Review the lines that follow and copy each one that contains the word "matplotlib".

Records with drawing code
## BEGIN

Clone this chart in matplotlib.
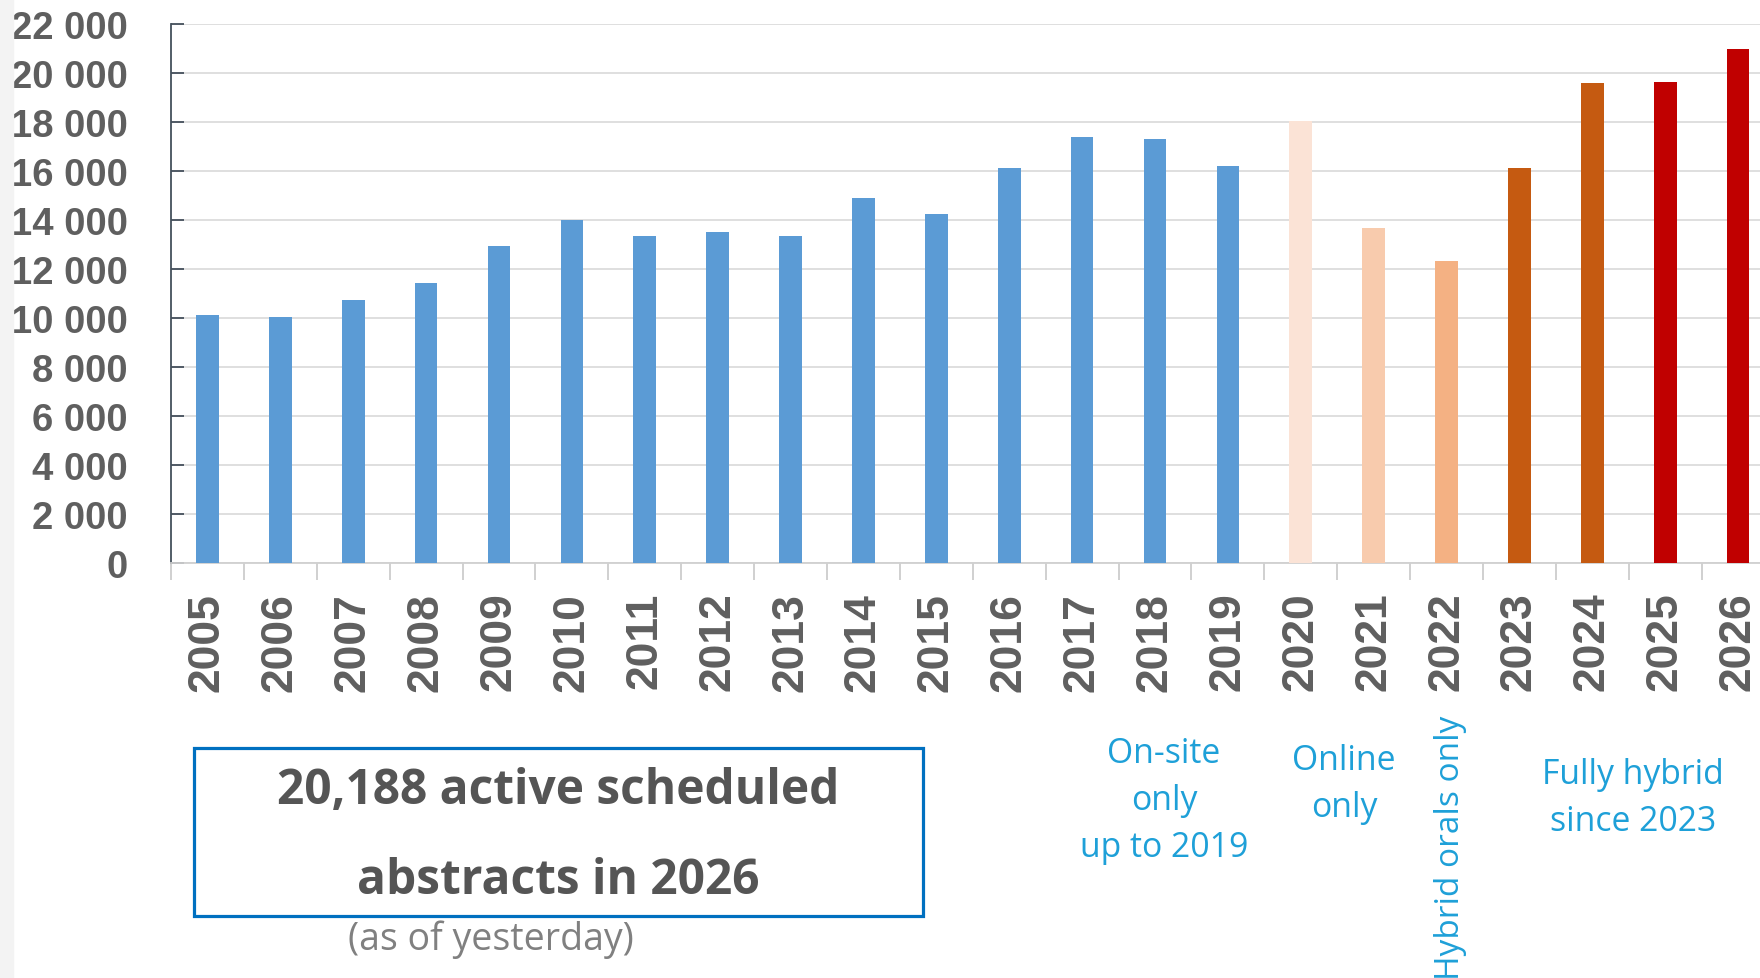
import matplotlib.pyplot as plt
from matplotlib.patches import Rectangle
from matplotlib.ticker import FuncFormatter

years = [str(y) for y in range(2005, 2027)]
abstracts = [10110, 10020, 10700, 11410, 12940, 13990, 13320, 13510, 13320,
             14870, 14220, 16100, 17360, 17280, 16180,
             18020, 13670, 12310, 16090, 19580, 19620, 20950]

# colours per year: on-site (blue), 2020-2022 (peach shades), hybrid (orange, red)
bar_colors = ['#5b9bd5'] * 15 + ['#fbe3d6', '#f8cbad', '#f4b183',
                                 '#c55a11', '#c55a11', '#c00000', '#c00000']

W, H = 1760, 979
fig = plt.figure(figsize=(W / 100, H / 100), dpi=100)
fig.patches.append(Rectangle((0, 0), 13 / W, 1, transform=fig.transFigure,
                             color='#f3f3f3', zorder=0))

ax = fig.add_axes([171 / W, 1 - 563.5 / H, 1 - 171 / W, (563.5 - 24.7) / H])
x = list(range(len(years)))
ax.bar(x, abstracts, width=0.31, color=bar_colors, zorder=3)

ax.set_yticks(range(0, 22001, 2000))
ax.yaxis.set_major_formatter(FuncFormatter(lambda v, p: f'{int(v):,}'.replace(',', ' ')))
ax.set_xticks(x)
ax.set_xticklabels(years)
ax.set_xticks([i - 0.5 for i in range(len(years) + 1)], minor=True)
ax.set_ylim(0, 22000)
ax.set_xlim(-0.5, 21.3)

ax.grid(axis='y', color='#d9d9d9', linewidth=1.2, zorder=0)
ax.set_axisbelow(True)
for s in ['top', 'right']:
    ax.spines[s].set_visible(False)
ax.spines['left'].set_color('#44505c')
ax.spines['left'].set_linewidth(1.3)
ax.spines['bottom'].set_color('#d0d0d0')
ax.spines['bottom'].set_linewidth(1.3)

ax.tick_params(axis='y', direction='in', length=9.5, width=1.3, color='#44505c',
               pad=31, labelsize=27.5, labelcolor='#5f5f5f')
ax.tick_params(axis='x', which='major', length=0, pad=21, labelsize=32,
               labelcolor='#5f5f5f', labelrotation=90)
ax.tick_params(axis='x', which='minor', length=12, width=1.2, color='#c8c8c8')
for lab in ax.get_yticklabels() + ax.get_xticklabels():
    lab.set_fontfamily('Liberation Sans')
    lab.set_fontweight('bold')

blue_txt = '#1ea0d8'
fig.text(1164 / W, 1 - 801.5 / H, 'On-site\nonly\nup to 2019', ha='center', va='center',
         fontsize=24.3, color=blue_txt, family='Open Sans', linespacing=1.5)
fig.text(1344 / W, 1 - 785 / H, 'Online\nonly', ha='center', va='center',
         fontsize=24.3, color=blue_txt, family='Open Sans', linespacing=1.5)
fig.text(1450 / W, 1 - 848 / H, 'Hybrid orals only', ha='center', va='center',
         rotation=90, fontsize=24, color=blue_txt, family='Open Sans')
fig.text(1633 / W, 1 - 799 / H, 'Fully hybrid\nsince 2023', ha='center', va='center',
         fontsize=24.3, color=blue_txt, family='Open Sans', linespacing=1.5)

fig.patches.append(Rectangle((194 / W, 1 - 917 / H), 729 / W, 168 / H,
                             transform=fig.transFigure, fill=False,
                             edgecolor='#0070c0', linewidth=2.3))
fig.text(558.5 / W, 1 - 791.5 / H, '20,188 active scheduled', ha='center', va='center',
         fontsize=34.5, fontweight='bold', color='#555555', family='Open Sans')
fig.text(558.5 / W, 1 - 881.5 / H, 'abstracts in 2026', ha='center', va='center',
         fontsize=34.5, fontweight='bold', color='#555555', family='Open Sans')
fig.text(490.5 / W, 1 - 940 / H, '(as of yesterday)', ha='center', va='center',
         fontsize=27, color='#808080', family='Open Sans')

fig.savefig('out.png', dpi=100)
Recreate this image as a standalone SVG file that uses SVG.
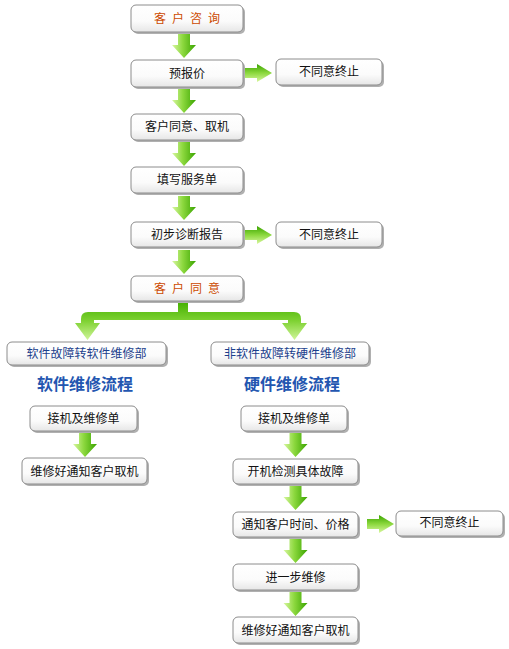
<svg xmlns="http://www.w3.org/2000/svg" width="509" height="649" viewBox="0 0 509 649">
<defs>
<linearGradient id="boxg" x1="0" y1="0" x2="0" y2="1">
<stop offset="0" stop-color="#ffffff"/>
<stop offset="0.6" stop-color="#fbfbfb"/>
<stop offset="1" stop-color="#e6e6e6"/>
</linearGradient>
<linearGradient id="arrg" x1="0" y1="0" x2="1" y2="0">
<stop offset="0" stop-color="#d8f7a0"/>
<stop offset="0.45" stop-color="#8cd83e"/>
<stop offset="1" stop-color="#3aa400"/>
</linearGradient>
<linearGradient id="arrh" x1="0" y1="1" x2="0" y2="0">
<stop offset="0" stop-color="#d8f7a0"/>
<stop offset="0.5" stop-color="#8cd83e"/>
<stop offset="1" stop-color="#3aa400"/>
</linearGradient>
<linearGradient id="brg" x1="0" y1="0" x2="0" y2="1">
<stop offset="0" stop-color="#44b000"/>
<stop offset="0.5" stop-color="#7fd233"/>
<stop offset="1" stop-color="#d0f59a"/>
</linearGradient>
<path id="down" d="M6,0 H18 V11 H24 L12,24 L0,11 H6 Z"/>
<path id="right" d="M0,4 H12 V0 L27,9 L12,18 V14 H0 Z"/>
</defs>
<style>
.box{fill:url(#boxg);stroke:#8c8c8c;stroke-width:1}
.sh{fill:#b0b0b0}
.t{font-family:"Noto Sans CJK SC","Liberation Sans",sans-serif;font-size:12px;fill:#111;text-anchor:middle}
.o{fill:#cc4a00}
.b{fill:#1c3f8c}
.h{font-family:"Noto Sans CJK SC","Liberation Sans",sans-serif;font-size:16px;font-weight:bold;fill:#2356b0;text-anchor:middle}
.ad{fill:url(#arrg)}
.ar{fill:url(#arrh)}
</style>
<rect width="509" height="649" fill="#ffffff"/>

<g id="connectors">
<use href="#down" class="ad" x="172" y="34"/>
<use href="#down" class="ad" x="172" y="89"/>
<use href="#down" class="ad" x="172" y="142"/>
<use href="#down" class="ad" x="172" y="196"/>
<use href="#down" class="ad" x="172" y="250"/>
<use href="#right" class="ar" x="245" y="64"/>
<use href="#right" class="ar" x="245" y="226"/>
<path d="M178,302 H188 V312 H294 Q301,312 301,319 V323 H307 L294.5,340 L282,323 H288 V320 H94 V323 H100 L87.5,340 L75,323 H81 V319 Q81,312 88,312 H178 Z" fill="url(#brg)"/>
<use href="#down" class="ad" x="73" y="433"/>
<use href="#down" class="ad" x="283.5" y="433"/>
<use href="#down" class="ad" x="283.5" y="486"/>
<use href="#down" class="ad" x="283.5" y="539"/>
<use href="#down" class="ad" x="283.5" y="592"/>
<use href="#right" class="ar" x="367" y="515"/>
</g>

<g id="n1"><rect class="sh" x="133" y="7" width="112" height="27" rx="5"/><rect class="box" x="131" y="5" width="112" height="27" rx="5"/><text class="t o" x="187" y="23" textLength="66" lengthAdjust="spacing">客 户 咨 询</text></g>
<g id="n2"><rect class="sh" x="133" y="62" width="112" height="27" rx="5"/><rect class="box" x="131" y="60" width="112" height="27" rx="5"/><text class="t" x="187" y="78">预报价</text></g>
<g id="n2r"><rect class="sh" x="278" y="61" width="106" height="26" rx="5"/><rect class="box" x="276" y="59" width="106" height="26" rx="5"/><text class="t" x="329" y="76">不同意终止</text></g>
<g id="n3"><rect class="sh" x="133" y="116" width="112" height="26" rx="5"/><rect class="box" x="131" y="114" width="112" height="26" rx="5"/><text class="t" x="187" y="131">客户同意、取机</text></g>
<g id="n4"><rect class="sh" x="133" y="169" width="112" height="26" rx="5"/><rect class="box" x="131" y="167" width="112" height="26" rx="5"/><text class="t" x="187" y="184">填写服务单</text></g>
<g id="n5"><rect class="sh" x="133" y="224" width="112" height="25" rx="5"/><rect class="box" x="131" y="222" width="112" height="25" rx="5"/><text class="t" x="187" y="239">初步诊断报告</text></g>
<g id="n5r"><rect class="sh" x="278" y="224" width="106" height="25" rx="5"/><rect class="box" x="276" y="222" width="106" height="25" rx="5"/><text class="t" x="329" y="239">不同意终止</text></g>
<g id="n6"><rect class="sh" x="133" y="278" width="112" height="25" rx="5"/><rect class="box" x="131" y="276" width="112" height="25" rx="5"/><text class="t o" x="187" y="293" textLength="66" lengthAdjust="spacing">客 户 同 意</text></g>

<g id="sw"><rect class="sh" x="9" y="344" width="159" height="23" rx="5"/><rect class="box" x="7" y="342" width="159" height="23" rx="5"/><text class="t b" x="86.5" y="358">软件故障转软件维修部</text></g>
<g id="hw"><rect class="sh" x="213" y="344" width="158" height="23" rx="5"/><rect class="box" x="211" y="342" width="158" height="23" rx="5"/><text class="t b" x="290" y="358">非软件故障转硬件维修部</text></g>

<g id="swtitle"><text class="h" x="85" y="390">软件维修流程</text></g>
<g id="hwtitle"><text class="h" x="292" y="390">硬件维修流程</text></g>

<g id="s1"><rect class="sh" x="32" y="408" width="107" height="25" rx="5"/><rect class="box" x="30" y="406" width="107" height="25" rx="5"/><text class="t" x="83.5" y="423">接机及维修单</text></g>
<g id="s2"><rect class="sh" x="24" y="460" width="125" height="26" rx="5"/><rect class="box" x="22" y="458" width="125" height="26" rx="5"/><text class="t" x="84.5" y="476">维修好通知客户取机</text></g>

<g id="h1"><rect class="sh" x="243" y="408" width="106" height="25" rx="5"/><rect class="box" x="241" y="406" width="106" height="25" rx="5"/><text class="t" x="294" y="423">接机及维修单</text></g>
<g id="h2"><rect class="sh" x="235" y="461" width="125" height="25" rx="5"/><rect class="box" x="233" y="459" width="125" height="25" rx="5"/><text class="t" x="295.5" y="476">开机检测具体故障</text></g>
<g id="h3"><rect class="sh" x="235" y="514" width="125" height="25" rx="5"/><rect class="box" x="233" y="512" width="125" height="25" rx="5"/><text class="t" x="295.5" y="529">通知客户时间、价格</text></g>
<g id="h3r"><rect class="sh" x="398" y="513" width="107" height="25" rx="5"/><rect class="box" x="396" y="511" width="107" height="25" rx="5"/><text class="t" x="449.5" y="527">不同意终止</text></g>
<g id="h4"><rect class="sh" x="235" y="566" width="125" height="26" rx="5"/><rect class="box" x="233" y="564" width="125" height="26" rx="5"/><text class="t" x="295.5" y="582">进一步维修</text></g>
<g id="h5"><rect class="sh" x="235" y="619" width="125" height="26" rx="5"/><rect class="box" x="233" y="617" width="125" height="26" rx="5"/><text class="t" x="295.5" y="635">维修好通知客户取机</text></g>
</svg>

## END

**Response to the task:**
Clone this chart in matplotlib.
import matplotlib.pyplot as plt
from matplotlib.patches import Rectangle
from matplotlib.ticker import FuncFormatter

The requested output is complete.